If it appears to echo retributive justice in the Old Testament, Schaefer says the Hebrew scriptures are different from the merit-based evaluations we see on The Good Place.

“The rules in the Hebrew bible are meant to govern the way that people live in the covenant, but the covenant was established by God’s grace,” he explains. “Even in Islam, which has very high notions of accountability for sins, there are notions that God is the most merciful.”

Surprisingly, for a show about the afterlife, you won’t hear the word “God.” But Schaefer sees significance in Gen, the judge portrayed by Maya Rudolph. “What’s interesting is that the judge doesn’t say, ‘Hey, I’m the one who wrote these rules.’ They’re all serving this higher system, but it goes unnamed,” he says. “That’s how they could be dealing with the God idea, as a principle of justice or principle of mercy.”

During a recent episode, there’s a noteworthy exchange between Michael and the omniscient Janet. Michael cooks up another harebrained plan to manipulate his human-subjects, but she insists that he can’t keep meddling in their lives. “It’s time to park the snowplow and trust that the humans will make progress on their own,” Janet says.

Is this a debate about how much a higher power and fate intervene in our lives?

“It gets to the question of divine free will,” Schaefer says. “If the divine comes in and removes the agency from us, then are we really making the moral decisions?

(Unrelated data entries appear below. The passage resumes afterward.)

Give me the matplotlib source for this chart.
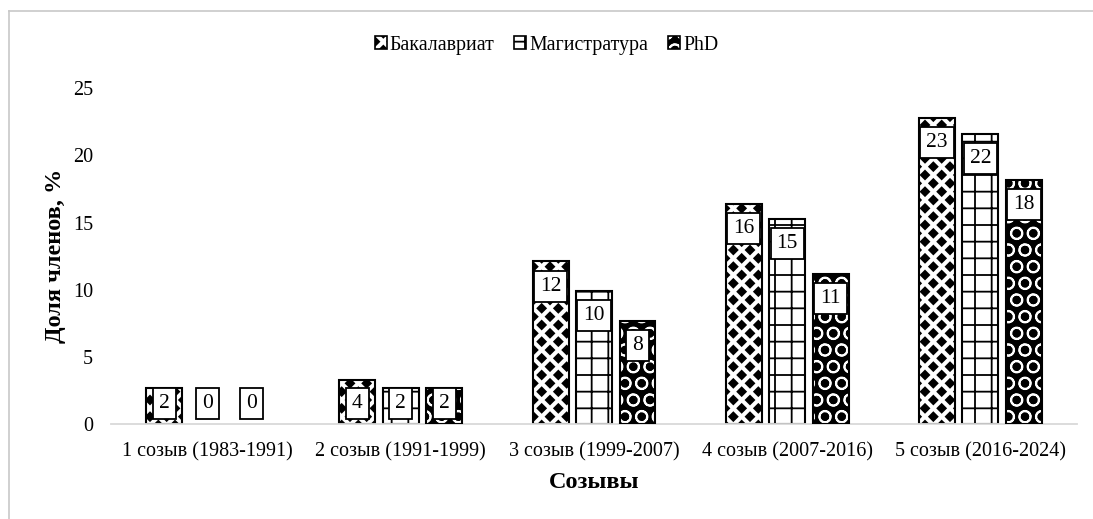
import numpy as np
import matplotlib
matplotlib.use('Agg')
import matplotlib.pyplot as plt
import matplotlib.hatch as mhatch
from matplotlib.path import Path
from matplotlib.patches import Patch
from matplotlib.lines import Line2D

# data
convocations = ['1 созыв (1983-1991)', '2 созыв (1991-1999)', '3 созыв (1999-2007)',
                '4 созыв (2007-2016)', '5 созыв (2016-2024)']
series = ['Бакалавриат', 'Магистратура', 'PhD']
bachelor = [2.7, 3.3, 12.1, 16.4, 22.8]
master = [0.0, 2.7, 9.9, 15.3, 21.6]
phd = [0.0, 2.7, 7.7, 11.2, 18.2]
# numbers printed in the label boxes
bachelor_lbl = [2, 4, 12, 16, 23]
master_lbl = [0, 2, 10, 15, 22]
phd_lbl = [0, 2, 8, 11, 18]


# staggered black diamonds for the "*" hatch (instead of stars)
class DiamondHatch(mhatch.HatchPatternBase):
    def __init__(self, hatch, density):
        self.n = hatch.count('*') * density
        if self.n:
            self.rows = 2 * self.n + 1
            self.cols = self.n + 1
            self.num_vertices = self.rows * self.cols * 5
        else:
            self.num_vertices = 0

    def set_vertices_and_codes(self, vertices, codes):
        step = 1.0 / self.n
        r = 0.25 * step
        shape = np.array([[0, r], [r, 0], [0, -r], [-r, 0], [0, r]])
        scodes = [Path.MOVETO, Path.LINETO, Path.LINETO, Path.LINETO, Path.CLOSEPOLY]
        k = 0
        for row in range(self.rows):
            y = row * step / 2
            shift = 0 if row % 2 == 0 else step / 2
            for col in range(self.cols):
                x = col * step + shift
                vertices[k:k + 5] = shape + [x, y]
                codes[k:k + 5] = scodes
                k += 5


mhatch._hatch_types = [DiamondHatch if t is mhatch.Stars else t for t in mhatch._hatch_types]

plt.rcParams['font.family'] = ['Liberation Serif', 'DejaVu Serif']
plt.rcParams['hatch.linewidth'] = 1.3

fig = plt.figure(figsize=(10.93, 5.19), dpi=100)
ax = fig.add_axes([0.1016, 0.183, 0.8838, 0.647])

x = np.arange(len(convocations))
w = 0.186
step = 0.225
edge = 'black'


def widths(vals):
    return [1.5 if v > 0 else 0 for v in vals]


ax.bar(x - step, bachelor, w, facecolor='white', edgecolor=edge, hatch='*',
       linewidth=widths(bachelor), zorder=2)
ax.bar(x, master, w, facecolor='white', edgecolor=edge, hatch='+',
       linewidth=widths(master), zorder=2)
ax.bar(x + step, phd, w, facecolor='black', edgecolor='white', hatch='O', linewidth=0, zorder=2)
ax.bar(x + step, phd, w, fill=False, edgecolor=edge, linewidth=widths(phd), zorder=3)

for xs, vals, lbls in [(x - step, bachelor, bachelor_lbl), (x, master, master_lbl), (x + step, phd, phd_lbl)]:
    for xi, v, lb in zip(xs, vals, lbls):
        ypos = max(v - 1.85, 1.55)
        ax.text(xi, ypos, str(lb), ha='center', va='center', fontsize=15.5, zorder=5,
                bbox=dict(boxstyle='square,pad=0.28', fc='white', ec='black', lw=1.3))

ax.set_xlim(-0.5, 4.5)
ax.set_ylim(0, 25)
ax.set_yticks([0, 5, 10, 15, 20, 25])
ax.set_xticks(x)
ax.set_xticklabels(convocations)
ax.tick_params(axis='both', length=0, labelsize=14.5)
ax.tick_params(axis='y', pad=13)
ax.tick_params(axis='x', pad=13)
for s in ['top', 'right', 'left']:
    ax.spines[s].set_visible(False)
ax.spines['bottom'].set_color('#d9d9d9')
ax.spines['bottom'].set_linewidth(1.3)

ax.set_ylabel('Доля членов, %', fontsize=17.5, fontweight='bold', labelpad=5)
ax.set_xlabel('Созывы', fontsize=17.5, fontweight='bold', labelpad=8)

h1 = Patch(facecolor='white', edgecolor='black', hatch='*', linewidth=1.2)
h2 = Patch(facecolor='white', edgecolor='black', hatch='+', linewidth=1.2)
h3 = (Patch(facecolor='black', edgecolor='white', hatch='O', linewidth=0),
      Patch(fill=False, edgecolor='black', linewidth=1.2))
fig.legend([h1, h2, h3], series, loc='center', bbox_to_anchor=(0.5, 0.913), ncol=3,
           frameon=False, fontsize=14.3, handlelength=0.6, handleheight=0.6,
           handletextpad=0.15, columnspacing=1.0)

# light outer frame like the source screenshot
fig.add_artist(Line2D([9 / 1093, 9 / 1093], [0, 1 - 11 / 519], transform=fig.transFigure,
                      color='#c8c8c8', linewidth=1.2))
fig.add_artist(Line2D([9 / 1093, 1], [1 - 11 / 519, 1 - 11 / 519], transform=fig.transFigure,
                      color='#c8c8c8', linewidth=1.2))

fig.savefig('out.png', dpi=100)
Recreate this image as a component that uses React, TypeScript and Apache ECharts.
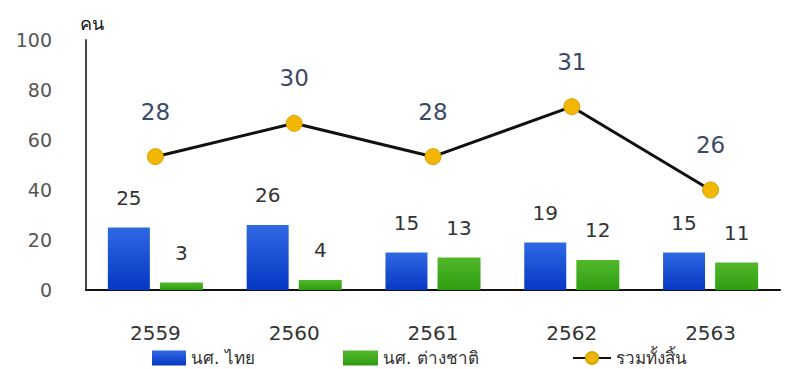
import React, { useEffect, useRef } from "react";
import * as echarts from "echarts";

const years = ["2559", "2560", "2561", "2562", "2563"];
const thaiStudents = [25, 26, 15, 19, 15];
const foreignStudents = [3, 4, 13, 12, 11];
const totals = [28, 30, 28, 31, 26];
const seriesNames = ["นศ. ไทย", "นศ. ต่างชาติ", "รวมทั้งสิ้น"];
const yTicks = { min: 0, max: 100, interval: 20 };
const unitLabel = "คน";

const FONT = "DejaVu Sans, Tahoma, sans-serif";

export default function App() {
  const ref = useRef<HTMLDivElement>(null);
  useEffect(() => {
    if (!ref.current) return;
    const chart = echarts.init(ref.current, null, { renderer: "svg" });
    const legendText = { fontSize: 17, color: "#333", fontFamily: FONT, lineHeight: 18 };
    chart.setOption({
      animation: false,
      textStyle: { fontFamily: FONT },
      grid: { left: 86, right: 5, top: 40, bottom: 79 },
      legend: [
        {
          data: [seriesNames[0]], left: 152, top: 349, itemWidth: 34, itemHeight: 15,
          icon: "rect", textStyle: legendText, padding: 0,
        },
        {
          data: [seriesNames[1]], left: 343, top: 349, itemWidth: 35, itemHeight: 15,
          icon: "rect", textStyle: legendText, padding: 0,
        },
        {
          data: [seriesNames[2]], left: 572, top: 349, itemWidth: 38, itemHeight: 15,
          textStyle: legendText, padding: 0,
        },
      ],
      graphic: [
        {
          type: "text", left: 80, top: 14,
          style: { text: unitLabel, fontSize: 18, fill: "#111", fontFamily: FONT },
        },
      ],
      xAxis: {
        type: "category",
        data: years,
        axisLine: { lineStyle: { color: "#111", width: 2 } },
        axisTick: { show: false },
        axisLabel: { color: "#333", fontSize: 20, margin: 33, fontFamily: FONT },
      },
      yAxis: [
        {
          type: "value",
          min: yTicks.min, max: yTicks.max, interval: yTicks.interval,
          axisLine: { show: true, lineStyle: { color: "#444", width: 2 } },
          axisTick: { show: false },
          splitLine: { show: false },
          axisLabel: { color: "#555", fontSize: 19, margin: 34, fontFamily: FONT },
        },
        { type: "value", min: 20, max: 35, show: false },
      ],
      series: [
        {
          name: seriesNames[0], type: "bar", data: thaiStudents, barWidth: 42, barGap: "24%",
          itemStyle: {
            color: new echarts.graphic.LinearGradient(0, 0, 0, 1, [
              { offset: 0, color: "#2f68e3" },
              { offset: 1, color: "#0638c4" },
            ]),
          },
          label: { show: true, position: "top", distance: 20, fontSize: 20, color: "#333", fontFamily: FONT },
        },
        {
          name: seriesNames[1], type: "bar", data: foreignStudents, barWidth: 43,
          itemStyle: {
            color: new echarts.graphic.LinearGradient(0, 0, 0, 1, [
              { offset: 0, color: "#52b82a" },
              { offset: 1, color: "#2f9d12" },
            ]),
          },
          label: { show: true, position: "top", distance: 20, fontSize: 20, color: "#333", fontFamily: FONT },
        },
        {
          name: seriesNames[2], type: "line", yAxisIndex: 1, data: totals,
          symbol: "circle", symbolSize: 16,
          lineStyle: { color: "#111", width: 3 },
          itemStyle: { color: "#f2b705", borderColor: "#d9a300", borderWidth: 1 },
          label: { show: true, position: "top", distance: 25, fontSize: 23, color: "#3b4a68", fontFamily: FONT },
          z: 5,
        },
      ],
    });
    return () => chart.dispose();
  }, []);
  return <div ref={ref} style={{ width: 785, height: 369, position: "absolute", left: 0, top: 0 }} />;
}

Or are we simply being put into a position where we have no choice but to make the correct decision? In which case, what is the value of that?”


Moral Growth and Community

As issues of predetermination are introduced, The Good Place also examines whether people change. Ferrin notes how even the demon Michael achieves moral growth, eventually trying to help save the souls of the four main characters.

“He’s so hilariously terrible at utilitarianism,” she says. “He realizes that you sacrifice yourself, and I think that’s an emotional, compassionate awakening for him. And that’s how he comes to develop his moral self.”

In season two, Eleanor is put back on Earth and has the chance to conduct her life differently. She becomes a committed environmental activist, but later gets bored and blows off an important strategy session to go watch a “Taylor Swift reggae cover band.”

“This raises the question about whether we are inherently good or bad,” says Ferrin, who delves into these issues in moral psychology. “For example, someone with psychopathy might struggle more to do the right thing, and that seems to be due to some cognitive wiring. So, what does that mean for those of us who don’t have psychopathy? Will we inevitably be good people?”

The characters on The Good Place aren’t depicted as evil or saintly, and they’re left figuring out how to coexist. Michael admits his original plan was to put disparate personalities together, so they’d drive each other crazy. Yet these polar opposites adapt as soulmates: Chidi, the erudite college professor, and Eleanor, a hard-drinking misanthrope; and Tahani, a socialite who hobnobs with British royalty, and Jason, a dimwitted slacker only devoted to the Jacksonville Jaguars.

Series creator Michael Schur highlighted the value of community on his other shows, such as The Office, Parks and Recreation, and Brooklyn Nine-Nine. And while The Good Place meanders and often subverts expectations, that might be the show’s overarching theme.

“That’s really important given the kind of social and political divisiveness that we’re currently facing. It’s harder to be moral when your assumptions or your biases are challenged,” says Ferrin. “I like this idea that the show is giving us something hopeful.”